PROBLEM TO WORK ON: Tally the lines containing "this" and report the number alone.

DATA TO PROCESS:
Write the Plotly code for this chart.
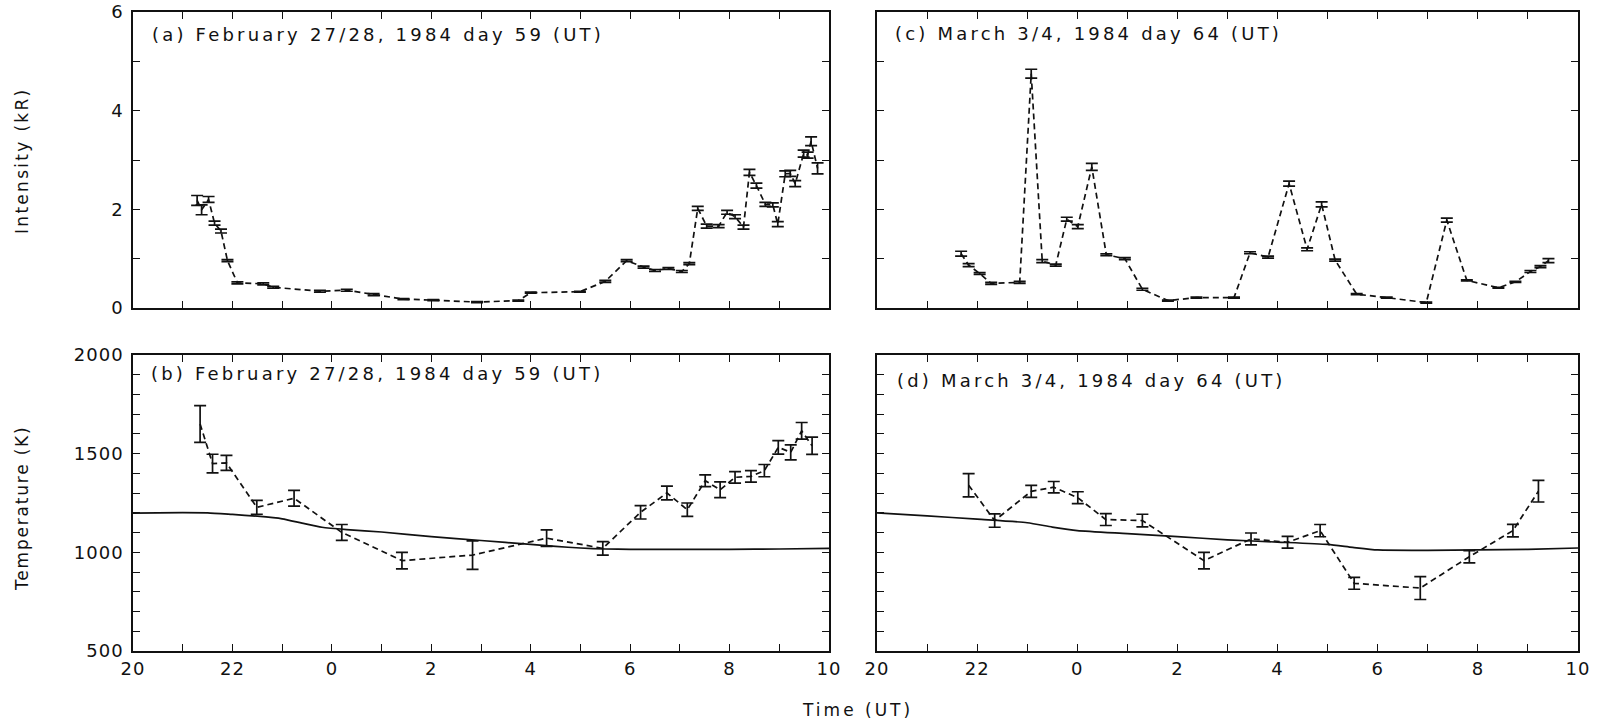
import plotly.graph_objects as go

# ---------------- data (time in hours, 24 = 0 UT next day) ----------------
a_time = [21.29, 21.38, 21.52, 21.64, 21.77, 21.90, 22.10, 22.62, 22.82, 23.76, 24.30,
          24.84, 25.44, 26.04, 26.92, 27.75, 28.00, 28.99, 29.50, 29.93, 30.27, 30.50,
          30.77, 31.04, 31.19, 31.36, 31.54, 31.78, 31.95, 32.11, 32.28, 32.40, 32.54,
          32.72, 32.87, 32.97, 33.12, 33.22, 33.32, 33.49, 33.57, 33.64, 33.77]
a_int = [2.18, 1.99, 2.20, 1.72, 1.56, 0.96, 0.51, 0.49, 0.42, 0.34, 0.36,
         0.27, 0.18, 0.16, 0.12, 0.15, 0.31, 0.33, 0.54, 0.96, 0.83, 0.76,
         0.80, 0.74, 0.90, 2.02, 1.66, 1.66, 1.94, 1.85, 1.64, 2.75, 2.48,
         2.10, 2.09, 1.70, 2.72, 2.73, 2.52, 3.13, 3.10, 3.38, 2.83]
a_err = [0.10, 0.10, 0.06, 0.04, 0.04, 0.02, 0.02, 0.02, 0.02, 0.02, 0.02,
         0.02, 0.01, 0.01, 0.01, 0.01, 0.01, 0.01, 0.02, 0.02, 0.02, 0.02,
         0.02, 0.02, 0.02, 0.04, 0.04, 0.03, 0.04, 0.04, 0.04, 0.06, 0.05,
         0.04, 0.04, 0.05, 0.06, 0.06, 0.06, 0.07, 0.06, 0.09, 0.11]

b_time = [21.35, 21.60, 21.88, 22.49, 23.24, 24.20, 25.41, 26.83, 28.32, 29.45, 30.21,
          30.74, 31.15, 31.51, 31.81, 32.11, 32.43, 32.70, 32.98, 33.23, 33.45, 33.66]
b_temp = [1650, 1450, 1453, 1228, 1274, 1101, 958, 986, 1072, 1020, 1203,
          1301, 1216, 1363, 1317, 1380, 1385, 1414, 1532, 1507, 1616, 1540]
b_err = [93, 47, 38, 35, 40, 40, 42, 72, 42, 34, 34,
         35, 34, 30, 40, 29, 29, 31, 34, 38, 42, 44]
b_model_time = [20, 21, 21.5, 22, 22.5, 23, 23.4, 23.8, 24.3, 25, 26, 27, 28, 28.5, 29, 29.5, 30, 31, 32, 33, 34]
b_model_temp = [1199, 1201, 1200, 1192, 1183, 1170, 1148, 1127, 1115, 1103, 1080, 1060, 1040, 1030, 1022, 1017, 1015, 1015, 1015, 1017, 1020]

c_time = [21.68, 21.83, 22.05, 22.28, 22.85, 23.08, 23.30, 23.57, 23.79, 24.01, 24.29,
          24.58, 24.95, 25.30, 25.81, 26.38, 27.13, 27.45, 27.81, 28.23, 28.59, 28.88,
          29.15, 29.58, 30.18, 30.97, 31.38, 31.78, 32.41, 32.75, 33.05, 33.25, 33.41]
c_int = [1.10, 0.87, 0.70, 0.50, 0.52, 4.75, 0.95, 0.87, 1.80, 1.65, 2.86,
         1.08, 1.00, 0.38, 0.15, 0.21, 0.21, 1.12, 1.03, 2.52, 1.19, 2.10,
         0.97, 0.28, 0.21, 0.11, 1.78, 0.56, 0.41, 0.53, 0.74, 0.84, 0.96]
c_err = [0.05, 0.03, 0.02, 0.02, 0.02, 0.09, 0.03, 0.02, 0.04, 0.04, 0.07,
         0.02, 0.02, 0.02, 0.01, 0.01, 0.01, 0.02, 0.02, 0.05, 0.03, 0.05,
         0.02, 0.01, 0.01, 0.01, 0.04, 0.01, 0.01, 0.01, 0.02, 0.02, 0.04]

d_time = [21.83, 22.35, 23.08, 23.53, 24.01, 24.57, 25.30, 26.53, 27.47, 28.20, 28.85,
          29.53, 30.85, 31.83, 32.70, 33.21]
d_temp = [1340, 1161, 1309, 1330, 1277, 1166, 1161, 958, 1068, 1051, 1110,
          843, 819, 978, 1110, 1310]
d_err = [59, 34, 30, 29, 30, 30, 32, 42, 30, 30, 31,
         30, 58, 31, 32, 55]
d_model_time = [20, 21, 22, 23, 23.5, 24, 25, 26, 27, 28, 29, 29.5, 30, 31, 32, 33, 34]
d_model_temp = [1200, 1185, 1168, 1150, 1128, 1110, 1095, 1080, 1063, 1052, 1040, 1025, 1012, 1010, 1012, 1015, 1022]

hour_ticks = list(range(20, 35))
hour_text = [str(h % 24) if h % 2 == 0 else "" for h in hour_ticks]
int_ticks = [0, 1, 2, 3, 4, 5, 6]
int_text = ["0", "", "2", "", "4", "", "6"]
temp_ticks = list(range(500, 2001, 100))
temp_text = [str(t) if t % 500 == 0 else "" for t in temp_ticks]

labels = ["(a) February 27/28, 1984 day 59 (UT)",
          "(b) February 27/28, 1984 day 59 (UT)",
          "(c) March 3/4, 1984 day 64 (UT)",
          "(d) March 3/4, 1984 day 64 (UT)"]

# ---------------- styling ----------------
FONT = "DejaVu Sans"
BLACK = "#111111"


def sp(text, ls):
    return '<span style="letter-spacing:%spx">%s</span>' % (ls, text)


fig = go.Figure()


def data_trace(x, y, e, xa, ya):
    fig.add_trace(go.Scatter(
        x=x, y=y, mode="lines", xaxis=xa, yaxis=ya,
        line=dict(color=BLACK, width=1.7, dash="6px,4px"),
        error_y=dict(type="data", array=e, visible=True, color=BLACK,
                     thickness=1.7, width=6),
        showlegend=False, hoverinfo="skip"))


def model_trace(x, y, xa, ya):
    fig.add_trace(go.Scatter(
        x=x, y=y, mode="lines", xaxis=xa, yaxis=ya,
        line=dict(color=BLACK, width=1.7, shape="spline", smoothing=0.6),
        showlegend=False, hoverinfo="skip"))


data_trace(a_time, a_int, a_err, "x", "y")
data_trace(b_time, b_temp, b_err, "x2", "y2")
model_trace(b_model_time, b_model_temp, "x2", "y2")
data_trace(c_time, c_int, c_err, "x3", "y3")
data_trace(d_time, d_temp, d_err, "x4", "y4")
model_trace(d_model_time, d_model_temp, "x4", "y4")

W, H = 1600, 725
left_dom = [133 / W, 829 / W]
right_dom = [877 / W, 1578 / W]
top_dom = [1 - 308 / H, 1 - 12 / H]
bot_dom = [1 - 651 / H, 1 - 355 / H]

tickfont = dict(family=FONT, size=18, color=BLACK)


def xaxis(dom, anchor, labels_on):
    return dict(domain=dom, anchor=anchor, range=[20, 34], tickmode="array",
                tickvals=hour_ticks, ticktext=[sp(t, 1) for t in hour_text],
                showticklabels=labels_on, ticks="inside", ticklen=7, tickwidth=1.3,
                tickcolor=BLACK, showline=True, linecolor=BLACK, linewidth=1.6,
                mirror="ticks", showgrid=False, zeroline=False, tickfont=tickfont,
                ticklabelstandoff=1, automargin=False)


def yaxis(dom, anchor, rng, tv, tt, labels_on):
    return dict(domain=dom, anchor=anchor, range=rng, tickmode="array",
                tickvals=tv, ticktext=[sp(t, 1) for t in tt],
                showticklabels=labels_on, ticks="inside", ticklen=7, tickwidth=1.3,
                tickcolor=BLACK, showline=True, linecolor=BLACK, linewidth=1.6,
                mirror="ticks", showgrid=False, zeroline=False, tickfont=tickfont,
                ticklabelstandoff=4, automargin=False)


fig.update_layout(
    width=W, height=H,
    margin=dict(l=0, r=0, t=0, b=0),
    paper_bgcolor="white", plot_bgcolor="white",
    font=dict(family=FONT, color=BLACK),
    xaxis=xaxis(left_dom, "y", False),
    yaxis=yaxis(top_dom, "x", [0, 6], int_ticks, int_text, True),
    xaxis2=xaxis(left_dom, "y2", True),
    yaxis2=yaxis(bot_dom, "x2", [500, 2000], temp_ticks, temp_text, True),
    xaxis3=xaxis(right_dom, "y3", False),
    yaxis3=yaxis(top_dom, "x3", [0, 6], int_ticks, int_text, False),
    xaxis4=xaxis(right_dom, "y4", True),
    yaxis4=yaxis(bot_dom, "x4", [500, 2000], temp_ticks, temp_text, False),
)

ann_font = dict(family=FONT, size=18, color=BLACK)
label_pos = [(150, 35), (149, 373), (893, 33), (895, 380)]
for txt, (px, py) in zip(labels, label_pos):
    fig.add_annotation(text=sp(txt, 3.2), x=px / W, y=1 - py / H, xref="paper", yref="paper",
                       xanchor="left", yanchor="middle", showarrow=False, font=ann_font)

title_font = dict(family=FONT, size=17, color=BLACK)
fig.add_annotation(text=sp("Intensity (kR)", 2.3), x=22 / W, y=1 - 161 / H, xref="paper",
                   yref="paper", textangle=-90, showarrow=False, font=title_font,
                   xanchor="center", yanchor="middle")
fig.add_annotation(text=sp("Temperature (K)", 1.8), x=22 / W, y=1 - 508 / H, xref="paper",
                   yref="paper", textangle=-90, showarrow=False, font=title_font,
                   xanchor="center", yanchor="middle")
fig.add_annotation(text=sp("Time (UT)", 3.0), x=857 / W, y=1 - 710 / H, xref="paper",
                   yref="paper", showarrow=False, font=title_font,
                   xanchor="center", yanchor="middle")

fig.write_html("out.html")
---
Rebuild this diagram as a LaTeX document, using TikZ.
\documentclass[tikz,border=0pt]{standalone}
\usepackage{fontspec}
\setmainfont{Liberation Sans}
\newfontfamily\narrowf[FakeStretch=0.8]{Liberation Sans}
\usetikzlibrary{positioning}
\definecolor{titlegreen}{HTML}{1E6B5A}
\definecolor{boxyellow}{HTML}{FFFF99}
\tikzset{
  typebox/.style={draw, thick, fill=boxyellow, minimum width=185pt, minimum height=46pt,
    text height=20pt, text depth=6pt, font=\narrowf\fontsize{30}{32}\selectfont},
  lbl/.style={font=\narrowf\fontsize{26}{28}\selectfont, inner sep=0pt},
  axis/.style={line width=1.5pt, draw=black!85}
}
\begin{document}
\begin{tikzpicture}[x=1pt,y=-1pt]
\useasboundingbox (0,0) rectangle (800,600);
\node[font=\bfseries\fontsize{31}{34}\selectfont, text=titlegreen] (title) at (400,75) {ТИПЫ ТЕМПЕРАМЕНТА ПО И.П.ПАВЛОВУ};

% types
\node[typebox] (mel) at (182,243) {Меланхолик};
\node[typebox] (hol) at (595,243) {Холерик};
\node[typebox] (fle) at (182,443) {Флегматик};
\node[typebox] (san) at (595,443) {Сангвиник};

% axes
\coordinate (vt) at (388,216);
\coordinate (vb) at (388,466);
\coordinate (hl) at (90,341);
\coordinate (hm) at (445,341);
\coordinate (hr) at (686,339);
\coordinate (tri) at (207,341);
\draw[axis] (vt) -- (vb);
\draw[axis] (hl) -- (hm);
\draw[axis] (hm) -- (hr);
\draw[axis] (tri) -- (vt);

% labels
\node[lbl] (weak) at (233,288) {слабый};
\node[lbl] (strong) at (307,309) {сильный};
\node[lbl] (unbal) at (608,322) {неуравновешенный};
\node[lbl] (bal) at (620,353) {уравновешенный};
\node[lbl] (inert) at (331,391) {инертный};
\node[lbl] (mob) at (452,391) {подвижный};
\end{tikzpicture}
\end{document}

RIGHT ANSWER: 2